Examples of Boxing and Unboxing
Code speaks louder than words, so here's a boxing example:
// Boxing an integer into an object int number = 123; object box = number; // Boxing
And here's unboxing:
// Unboxing the integer from its box object box = 123; int number = (int)box; // Unboxing
However, things aren't always this straightforward. There are cases where boxing can be more sneaky. Let's see an example of implicit boxing that occurs when we pass an integer type to a method expecting an object:
// Pointless function
void PrintNumber(object num) {
Console.WriteLine(num);
}
PrintNumber(456); // Implicit Boxing
Unboxing operations are always error-prone, with InvalidCastException lurking around the corner. This exception is thrown when a value is unboxed into a different, incompatible type.
object box = 789; double number = (double)box; // Boom! InvalidCastException
Boxing, Unboxing and Memory
Boxing and unboxing in C# involve moving data between the stack and the heap, two fundamental memory areas in .NET. Let's start with an overview of these two memory areas:
Stack: The stack is where value types (like int, bool) are stored when declared inside methods. It's known for efficient memory management and speed, as memory allocation and deallocation are automatically managed following the LIFO (Last In, First Out) principle.
Heap: In contrast, the heap is used for storing reference types (like objects and class instances).
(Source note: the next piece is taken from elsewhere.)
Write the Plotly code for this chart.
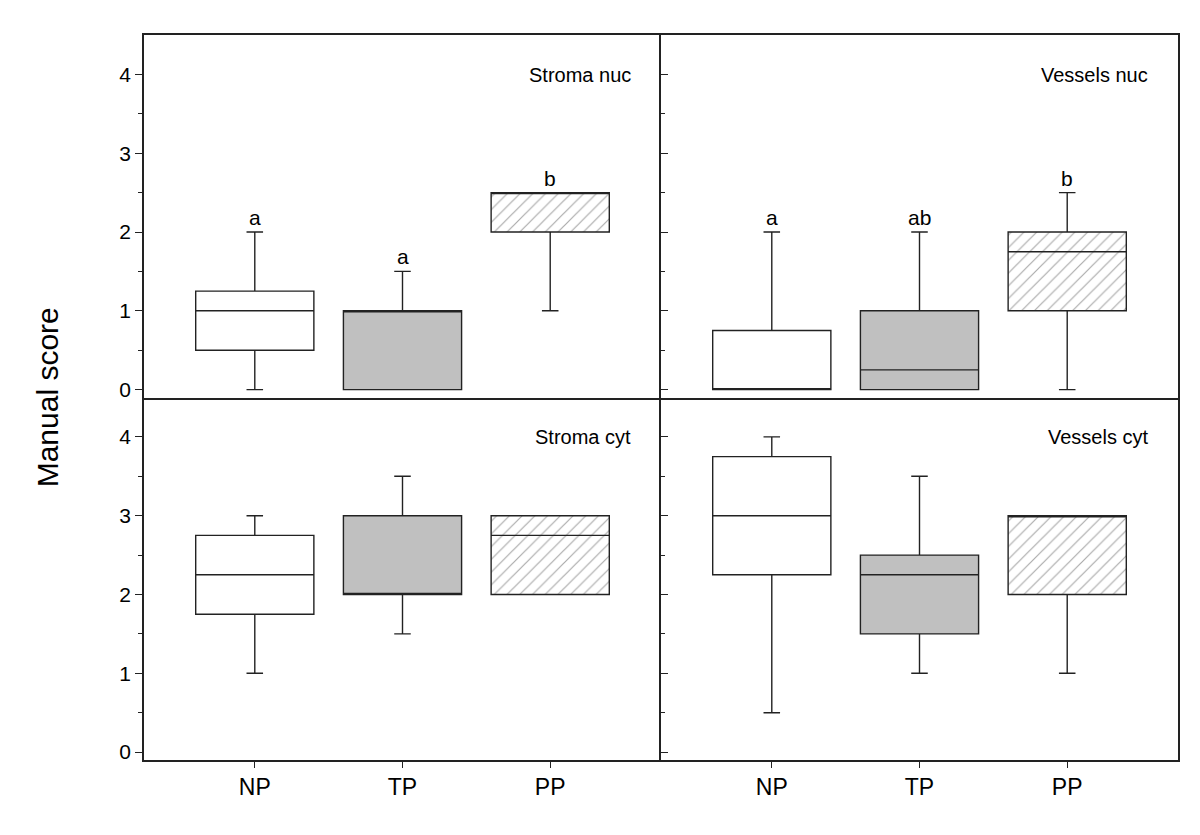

Heap allocation is more flexible but less performance-efficient compared to the stack, due to the need for explicit memory management and the overhead of Garbage Collection.
Now, for boxing: when a value type (stack) is converted to a reference type (heap), the value is copied into a new object in the heap. This is necessary because reference types, like Object, reside in the heap. So, boxing transfers the value from the stack to the heap.
Conversely, unboxing is the reverse process. When a reference type (residing in the heap) is converted back to a value type, the value is copied from the heap back to the stack. This movement is necessary to work with value types in their original form after they've been "boxed".
The Final Test
All clear? Here's a test to prove it. Watch out... there's a trick!
object boxA = 10; object boxB = boxA; boxA = 20; Console.WriteLine(boxB); // What value is printed and why?
Try solving this test on your own, then read the solution below. No cheating... I saw you.
Here is the solution, line-by-line:
object boxA = 10;
Here, the value 10 (which is an int, a value type) is "boxed" and assigned to boxA, a reference type (object). So, boxA now refers to a memory area containing the value 10.
object boxB = boxA;
boxB is assigned the same reference as boxA. No new box is created; both boxA and boxB point to the same memory area where the value 10 is stored.
boxA = 20;
This line is a bit trickier. Here, the value 20 is "boxed" into a new memory area. Then, boxA is updated to point to this new area. Important: this doesn't change where boxB is pointing, which is still the original "box" containing 10.
Console.WriteLine(boxB);
When we print boxB, we expect to see the value 10. This is because boxB is still pointing to the original memory area where the value 10 was "boxed". The modification of boxA to 20 does not affect boxB, as it is a new "box" and doesn't alter the original "box" that boxB still refers to.
Well, you're now ready for the magic of boxing/unboxing. But beware, code like in the test is not good practice. Never write something like this in production. Your code should be as clear as possible. Leave these tricks to less competent interviewers.